- AIM OF THE TASK:
Check every line of the material below for "this". Give the number of lines that have it, and only that.
>> Begin
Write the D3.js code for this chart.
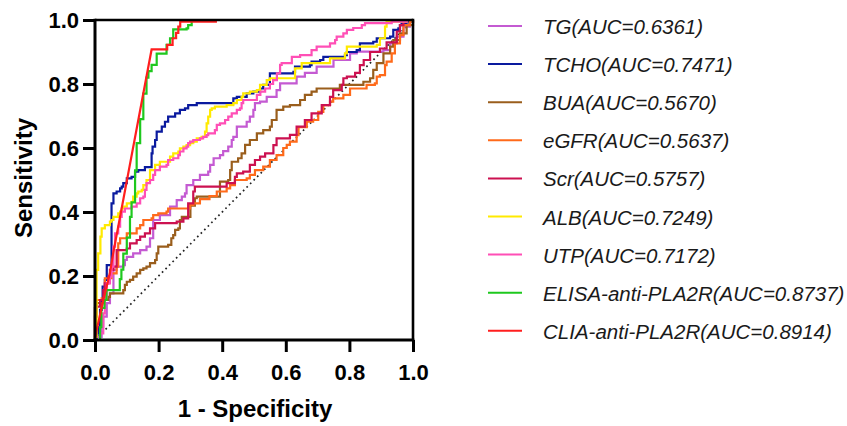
<!DOCTYPE html>
<html><head><meta charset="utf-8">
<script src="https://cdn.jsdelivr.net/npm/d3@7"></script>
<style>
html,body{margin:0;padding:0;background:#fff;}
svg{display:block;font-family:Arial,"Liberation Sans",sans-serif;}
</style></head>
<body>
<svg id="chart" width="847" height="426"></svg>
<script>
const xTicks = [0, 0.2, 0.4, 0.6, 0.8, 1.0];
const yTicks = [0, 0.2, 0.4, 0.6, 0.8, 1.0];
const xTitle = "1 - Specificity";
const yTitle = "Sensitivity";
const seriesNames = ["TG","TCHO","BUA","eGFR","Scr","ALB","UTP","ELISA-anti-PLA2R","CLIA-anti-PLA2R"];
const aucValues = ["0.6361","0.7471","0.5670","0.5637","0.5757","0.7249","0.7172","0.8737","0.8914"];
const seriesColors = ["#c45ad2","#0a1a9e","#9a5e1c","#ff6a1a","#cc1150","#ffea00","#ff4fb6","#1ec81e","#ff1e1e"];

const TG = [[0,0],[0.005,0.01],[0.021,0.042],[0.026,0.073],[0.037,0.115],[0.047,0.146],[0.058,0.219],[0.068,0.229],[0.089,0.234],[0.094,0.25],[0.1,0.26],[0.12,0.271],[0.142,0.281],[0.162,0.292],[0.173,0.318],[0.183,0.375],[0.204,0.39],[0.236,0.417],[0.257,0.437],[0.273,0.448],[0.283,0.458],[0.288,0.484],[0.309,0.5],[0.33,0.516],[0.356,0.526],[0.362,0.547],[0.373,0.568],[0.393,0.578],[0.403,0.59],[0.419,0.604],[0.43,0.625],[0.435,0.635],[0.446,0.667],[0.477,0.682],[0.487,0.698],[0.498,0.719],[0.503,0.74],[0.519,0.745],[0.54,0.76],[0.571,0.781],[0.582,0.802],[0.634,0.823],[0.66,0.835],[0.697,0.854],[0.75,0.875],[0.802,0.896],[0.823,0.901],[0.907,0.906],[0.928,0.927],[0.949,0.948],[0.97,0.979],[0.99,1],[1,1]];
const TCHO = [[0,0],[0.005,0.02],[0.01,0.04],[0.016,0.094],[0.021,0.125],[0.024,0.167],[0.031,0.1875],[0.037,0.234],[0.052,0.24],[0.052,0.427],[0.058,0.458],[0.068,0.464],[0.079,0.474],[0.084,0.479],[0.089,0.49],[0.1,0.505],[0.115,0.51],[0.126,0.526],[0.136,0.531],[0.157,0.54],[0.178,0.583],[0.181,0.604],[0.189,0.625],[0.194,0.651],[0.21,0.667],[0.22,0.682],[0.23,0.698],[0.252,0.708],[0.267,0.719],[0.283,0.724],[0.293,0.734],[0.32,0.74],[0.435,0.755],[0.446,0.76],[0.477,0.771],[0.498,0.776],[0.519,0.786],[0.529,0.797],[0.55,0.833],[0.624,0.838],[0.629,0.854],[0.676,0.859],[0.681,0.87],[0.708,0.875],[0.718,0.885],[0.786,0.89],[0.792,0.9],[0.823,0.906],[0.833,0.927],[0.875,0.932],[0.886,0.943],[0.928,0.948],[0.938,0.969],[0.954,0.974],[0.959,0.984],[0.964,0.99],[0.98,0.995],[1,1]];
const BUA = [[0,0],[0,0.1],[0.005,0.115],[0.026,0.125],[0.042,0.135],[0.047,0.146],[0.084,0.146],[0.089,0.156],[0.094,0.172],[0.1,0.182],[0.11,0.188],[0.12,0.198],[0.131,0.208],[0.142,0.219],[0.152,0.224],[0.162,0.229],[0.173,0.24],[0.189,0.25],[0.194,0.271],[0.199,0.292],[0.23,0.297],[0.24,0.318],[0.246,0.328],[0.252,0.344],[0.262,0.349],[0.267,0.375],[0.273,0.385],[0.3,0.42],[0.314,0.443],[0.32,0.448],[0.388,0.448],[0.393,0.495],[0.419,0.5],[0.425,0.531],[0.43,0.557],[0.45,0.568],[0.461,0.583],[0.472,0.61],[0.487,0.625],[0.509,0.646],[0.529,0.656],[0.55,0.667],[0.556,0.6875],[0.571,0.719],[0.592,0.729],[0.613,0.734],[0.645,0.75],[0.66,0.766],[0.681,0.776],[0.697,0.786],[0.76,0.786],[0.77,0.797],[0.844,0.807],[0.865,0.818],[0.875,0.844],[0.886,0.865],[0.907,0.896],[0.928,0.917],[0.938,0.937],[0.959,0.958],[0.98,0.984],[1,1]];
const eGFR = [[0,0],[0,0.1],[0.005,0.125],[0.021,0.13],[0.031,0.193],[0.052,0.208],[0.068,0.229],[0.073,0.302],[0.079,0.318],[0.1,0.333],[0.131,0.349],[0.142,0.359],[0.152,0.375],[0.178,0.38],[0.183,0.39],[0.199,0.396],[0.225,0.401],[0.23,0.411],[0.293,0.411],[0.299,0.422],[0.309,0.427],[0.33,0.44],[0.36,0.45],[0.383,0.464],[0.414,0.474],[0.425,0.484],[0.44,0.5],[0.477,0.505],[0.487,0.516],[0.503,0.531],[0.529,0.542],[0.55,0.5625],[0.571,0.578],[0.592,0.6],[0.603,0.61],[0.613,0.62],[0.634,0.64],[0.64,0.665],[0.666,0.682],[0.686,0.6875],[0.702,0.713],[0.718,0.734],[0.739,0.745],[0.749,0.755],[0.781,0.766],[0.802,0.786],[0.854,0.797],[0.88,0.802],[0.886,0.823],[0.896,0.828],[0.912,0.859],[0.917,0.87],[0.933,0.896],[0.943,0.927],[0.959,0.953],[0.97,0.984],[0.99,0.995],[1,1]];
const Scr = [[0,0],[0,0.073],[0.005,0.104],[0.016,0.125],[0.026,0.156],[0.031,0.177],[0.042,0.198],[0.047,0.219],[0.058,0.229],[0.068,0.281],[0.1,0.286],[0.11,0.302],[0.131,0.3125],[0.142,0.323],[0.157,0.333],[0.173,0.349],[0.189,0.365],[0.257,0.37],[0.278,0.38],[0.293,0.427],[0.309,0.464],[0.314,0.479],[0.383,0.479],[0.414,0.49],[0.44,0.51],[0.446,0.521],[0.466,0.526],[0.487,0.547],[0.503,0.5625],[0.519,0.573],[0.535,0.583],[0.561,0.609],[0.571,0.63],[0.613,0.641],[0.634,0.667],[0.66,0.6875],[0.681,0.708],[0.713,0.734],[0.739,0.76],[0.749,0.781],[0.776,0.797],[0.781,0.818],[0.792,0.823],[0.818,0.835],[0.833,0.859],[0.845,0.875],[0.865,0.9],[0.896,0.911],[0.917,0.93],[0.949,0.964],[0.959,0.984],[0.97,1],[1,1]];
const ALB = [[0,0],[0,0.01],[0.005,0.219],[0.01,0.271],[0.017,0.323],[0.021,0.349],[0.031,0.359],[0.047,0.37],[0.052,0.375],[0.058,0.385],[0.073,0.396],[0.079,0.401],[0.084,0.411],[0.089,0.417],[0.1,0.427],[0.115,0.432],[0.12,0.448],[0.131,0.458],[0.136,0.464],[0.147,0.469],[0.152,0.484],[0.162,0.5],[0.173,0.531],[0.189,0.547],[0.204,0.557],[0.236,0.573],[0.246,0.583],[0.262,0.589],[0.267,0.599],[0.278,0.604],[0.288,0.609],[0.299,0.615],[0.309,0.62],[0.32,0.63],[0.335,0.635],[0.346,0.651],[0.351,0.677],[0.356,0.698],[0.362,0.719],[0.367,0.724],[0.377,0.729],[0.414,0.734],[0.435,0.74],[0.446,0.75],[0.461,0.76],[0.466,0.771],[0.487,0.776],[0.509,0.781],[0.519,0.797],[0.54,0.8125],[0.55,0.818],[0.613,0.818],[0.629,0.849],[0.65,0.865],[0.729,0.865],[0.739,0.88],[0.786,0.896],[0.792,0.917],[0.886,0.922],[0.896,0.943],[0.912,0.979],[0.917,0.995],[0.98,1],[1,1]];
const UTP = [[0,0],[0.016,0.021],[0.026,0.083],[0.031,0.135],[0.037,0.177],[0.047,0.198],[0.052,0.229],[0.058,0.292],[0.063,0.333],[0.073,0.354],[0.079,0.385],[0.084,0.401],[0.094,0.411],[0.115,0.417],[0.131,0.427],[0.142,0.443],[0.152,0.448],[0.157,0.469],[0.162,0.49],[0.173,0.5],[0.183,0.516],[0.189,0.531],[0.204,0.542],[0.225,0.547],[0.23,0.5625],[0.246,0.568],[0.262,0.578],[0.267,0.589],[0.278,0.599],[0.288,0.604],[0.293,0.615],[0.299,0.62],[0.309,0.625],[0.33,0.63],[0.34,0.635],[0.351,0.64],[0.356,0.646],[0.377,0.656],[0.383,0.672],[0.393,0.677],[0.409,0.6875],[0.419,0.698],[0.43,0.708],[0.446,0.719],[0.456,0.724],[0.461,0.74],[0.466,0.75],[0.509,0.766],[0.52,0.776],[0.535,0.786],[0.55,0.8],[0.56,0.812],[0.572,0.833],[0.582,0.86],[0.587,0.865],[0.619,0.885],[0.645,0.89],[0.681,0.906],[0.697,0.917],[0.739,0.927],[0.755,0.9375],[0.76,0.948],[0.781,0.958],[0.792,0.969],[0.812,0.975],[0.839,0.984],[0.849,0.99],[0.928,0.99],[0.933,0.995],[0.98,1],[1,1]];
const ELISA = [[0,0],[0.01,0],[0.016,0.04],[0.02,0.1],[0.03,0.125],[0.036,0.156],[0.073,0.156],[0.078,0.19],[0.083,0.22],[0.089,0.27],[0.1,0.32],[0.11,0.385],[0.115,0.43],[0.126,0.53],[0.131,0.615],[0.142,0.69],[0.152,0.77],[0.162,0.82],[0.168,0.84],[0.178,0.86],[0.194,0.865],[0.194,0.895],[0.225,0.895],[0.225,0.922],[0.236,0.922],[0.236,0.943],[0.246,0.953],[0.246,0.971],[0.265,0.971],[0.288,0.974],[0.293,0.984],[0.304,0.984],[0.304,1],[1,1]];
const CLIA = [[0,0],[0.005,0.03],[0.016,0.08],[0.025,0.12],[0.035,0.16],[0.047,0.21],[0.057,0.27],[0.178,0.908],[0.227,0.908],[0.227,0.922],[0.244,0.922],[0.244,0.943],[0.255,0.943],[0.255,0.96],[0.262,0.96],[0.262,0.979],[0.268,0.979],[0.268,0.995],[0.38,0.995],[0.38,1],[1,1]];
const seriesData = [TG, TCHO, BUA, eGFR, Scr, ALB, UTP, ELISA, CLIA];
const seriesStep = [true,true,true,true,true,true,true,true,false];

const svg = d3.select("#chart");
const x = d3.scaleLinear().domain([0,1]).range([95,413]);
const y = d3.scaleLinear().domain([0,1]).range([340,20]);

// reference diagonal
svg.append("line")
  .attr("x1", x(0)).attr("y1", y(0)).attr("x2", x(1)).attr("y2", y(1))
  .attr("stroke","#222").attr("stroke-width",1.7)
  .attr("stroke-dasharray","1.7,3.3");

// curves
seriesData.forEach((d,i)=>{
  const line = d3.line().x(p=>x(p[0])).y(p=>y(p[1]))
    .curve(seriesStep[i] ? d3.curveStepAfter : d3.curveLinear);
  svg.append("path").datum(d).attr("d", line)
    .attr("fill","none").attr("stroke", seriesColors[i])
    .attr("stroke-width",2.2).attr("stroke-linejoin","miter");
});

// frame (top & right)
svg.append("line").attr("x1",x(0)).attr("x2",x(1)).attr("y1",y(1)).attr("y2",y(1))
  .attr("stroke","#000").attr("stroke-width",2.6);
svg.append("line").attr("x1",x(1)).attr("x2",x(1)).attr("y1",y(1)-1.3).attr("y2",y(0))
  .attr("stroke","#000").attr("stroke-width",2.6);

// axes
const fmt = d3.format(".1f");
const gx = svg.append("g").attr("transform",`translate(0,${y(0)})`)
  .call(d3.axisBottom(x).tickValues(xTicks).tickFormat(fmt).tickSize(12).tickPadding(12).tickSizeOuter(0));
const gy = svg.append("g").attr("transform",`translate(${x(0)},0)`)
  .call(d3.axisLeft(y).tickValues(yTicks).tickFormat(fmt).tickSize(12).tickPadding(4).tickSizeOuter(0));
[gx, gy].forEach(g=>{
  g.select(".domain").attr("stroke","#000").attr("stroke-width",3);
  g.selectAll(".tick line").attr("stroke","#000").attr("stroke-width",3);
  g.selectAll(".tick text").attr("fill","#000")
    .style("font-size","22px").style("font-weight","bold")
    .style("font-family","Arial,'Liberation Sans',sans-serif");
});
gx.select(".domain").attr("d", `M${x(0)-1.5},0H${x(1)+1.3}`);
gy.select(".domain").attr("d", `M0,${y(1)-1.3}V${y(0)+1.5}`);

// axis titles
svg.append("text").attr("x", 255).attr("y", 417).attr("text-anchor","middle")
  .style("font-size","24px").style("font-weight","bold").attr("fill","#000").text(xTitle);
svg.append("text").attr("transform","translate(32,178) rotate(-90)").attr("text-anchor","middle")
  .style("font-size","24px").style("font-weight","bold").attr("fill","#000").text(yTitle);

// legend
const leg = svg.append("g");
seriesNames.forEach((n,i)=>{
  const cy = 26 + i*38.1;
  leg.append("line").attr("x1",488).attr("x2",522).attr("y1",cy).attr("y2",cy)
    .attr("stroke",seriesColors[i]).attr("stroke-width",2);
  leg.append("text").attr("x",543).attr("y",cy+8)
    .style("font-size","20.5px").style("font-style","italic").attr("fill","#1a1a1a")
    .text(`${n}(AUC=${aucValues[i]})`);
});
</script>
</body></html>
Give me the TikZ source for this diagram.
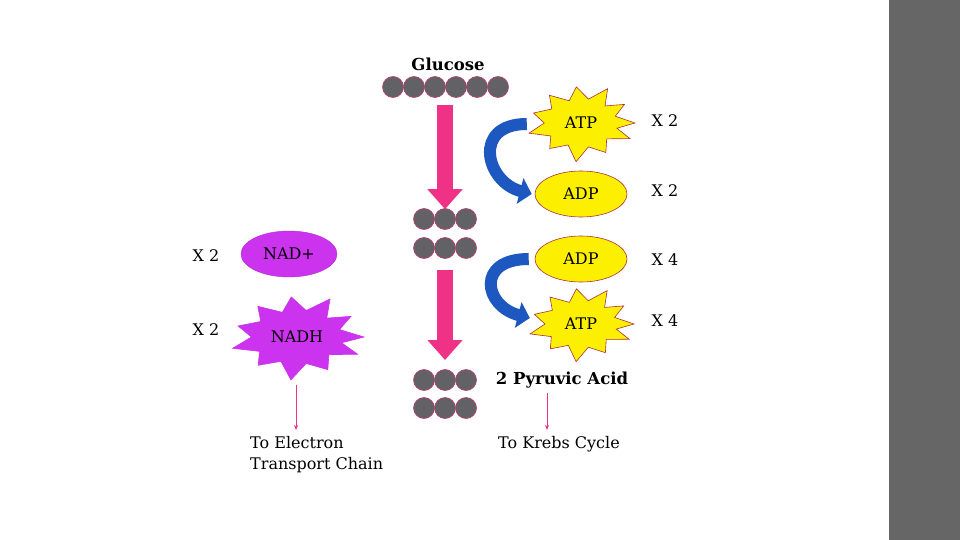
\documentclass[tikz,border=0pt]{standalone}
\usepackage{fontspec}
\setmainfont{DejaVu Serif}
\usetikzlibrary{arrows.meta,calc,shapes.geometric}
\definecolor{pinkA}{RGB}{240,50,135}
\definecolor{ballgrey}{RGB}{98,98,102}
\definecolor{ballrim}{RGB}{190,60,110}
\definecolor{sunY}{RGB}{252,240,0}
\definecolor{sunRim}{RGB}{170,50,60}
\definecolor{mag}{RGB}{204,51,238}
\definecolor{blueA}{RGB}{28,88,192}
\definecolor{barGrey}{RGB}{102,102,102}
\newcommand\burst[6]{%
  \filldraw[fill=#5,draw=#6,line width=0.6pt]
    ($(#1,#2)+(0:#3pt and #4pt)$)
    \foreach \a/\f in {16/0.66,32/0.95,46/0.64,62/1.05,78/0.66,95/0.98,110/0.64,128/0.95,145/0.66,163/0.92,180/0.68,196/1.0,212/0.66,230/0.9,248/0.64,265/1.05,282/0.66,300/0.92,318/0.64,335/1.0,348/0.68}
    { -- ($(#1,#2)+(\a:{\f*#3pt} and {\f*#4pt})$) } -- cycle;}
\begin{document}
\begin{tikzpicture}[x=1pt,y=-1pt,
  ball/.style={circle, fill=ballgrey, draw=ballrim, line width=0.6pt, minimum size=21pt, inner sep=0pt},
  lbl/.style={font=\fontsize{16}{21}\selectfont, inner sep=0pt},
  boldlbl/.style={font=\fontsize{16.5}{18}\selectfont\bfseries, inner sep=0pt},
  sunell/.style={ellipse, fill=sunY, draw=sunRim, line width=0.6pt, minimum width=92pt, minimum height=46pt, inner sep=0pt, font=\fontsize{16}{18}\selectfont},
  burstnode/.style={minimum width=108pt, minimum height=72pt, inner sep=0pt, font=\fontsize{16}{18}\selectfont},
  blockarrow/.style={pinkA, line width=16pt, -{Triangle[length=20pt,width=34pt]}},
  bluearrow/.style={blueA, line width=12pt, -{Triangle[length=12pt,width=26pt]}},
  thinarrow/.style={pinkA, line width=0.8pt, -{Stealth[length=5pt,width=4pt]}}]
\useasboundingbox (0,0) rectangle (960,540);
\fill[white] (0,0) rectangle (889,540);
\fill[barGrey] (889,0) rectangle (960,540);

% Glucose
\node[boldlbl] (glu) at (448,64) {Glucose};
\foreach \i in {1,...,6} \node[ball] (g\i) at ({393+21*(\i-1)},87) {};

% middle and bottom molecules
\foreach \i/\x in {1/424,2/445,3/466} {
  \node[ball] (m\i) at (\x,219) {};
  \node[ball] (n\i) at (\x,248) {};
  \node[ball] (p\i) at (\x,380) {};
  \node[ball] (q\i) at (\x,408) {};
}

% pink block arrows
\coordinate (a1s) at (445,105);
\coordinate (a2s) at (445,270);
\draw[blockarrow] (a1s) -- ([yshift=-1pt]m2.north);
\draw[blockarrow] (a2s) -- (p2.north |- 0,360);

% ATP / ADP right side
\burst{581}{123}{54}{37}{sunY}{sunRim}
\node[burstnode] (atp1) at (581,123) {ATP};
\node[sunell] (adp1) at (581,194) {ADP};
\node[sunell] (adp2) at (581,259) {ADP};
\burst{581}{324}{53}{36}{sunY}{sunRim}
\node[burstnode] (atp2) at (581,324) {ATP};

\node[lbl] (x1) at (665,121) {X 2};
\node[lbl] (x2) at (665,191) {X 2};
\node[lbl] (x3) at (665,260) {X 4};
\node[lbl] (x4) at (665,321) {X 4};

% blue curved arrows
\draw[bluearrow] ([yshift=-1pt]atp1.west) .. controls +(-55,0) and +(-46,-12) .. ([xshift=-3pt]adp1.west);
\draw[bluearrow] ([xshift=-6pt]adp2.west) .. controls +(-53,0) and +(-46,-12) .. ([xshift=3pt,yshift=6pt]atp2.west);

% NAD+ / NADH
\node[lbl] (x5) at (206,256) {X 2};
\node[ellipse, fill=mag, draw=mag!85!black, line width=0.4pt, minimum width=96pt, minimum height=46pt, inner sep=0pt, font=\fontsize{16}{18}\selectfont] (nad) at (289,254) {NAD+};
\node[lbl] (x6) at (206,330) {X 2};
\burst{297}{337}{67}{41}{mag}{mag}
\node[minimum width=134pt, minimum height=80pt, inner sep=0pt, font=\fontsize{16}{18}\selectfont] (nadh) at (297,337) {NADH};

% outputs
\node[boldlbl] (pyr) at (562,380) {2 Pyruvic Acid};
\node[lbl, anchor=north] (krebs) at (559,436) {To Krebs Cycle};
\node[lbl, anchor=north west, align=left] (etc) at (250,436) {To Electron\\Transport Chain};

\coordinate (nadhtail) at (296,385);
\draw[thinarrow] (nadhtail) -- (nadhtail |- 0,430);
\coordinate (pyrtail) at (547,393);
\draw[thinarrow] (pyrtail) -- (pyrtail |- 0,430);
\end{tikzpicture}
\end{document}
>> End
- TASK RESPONSE:
2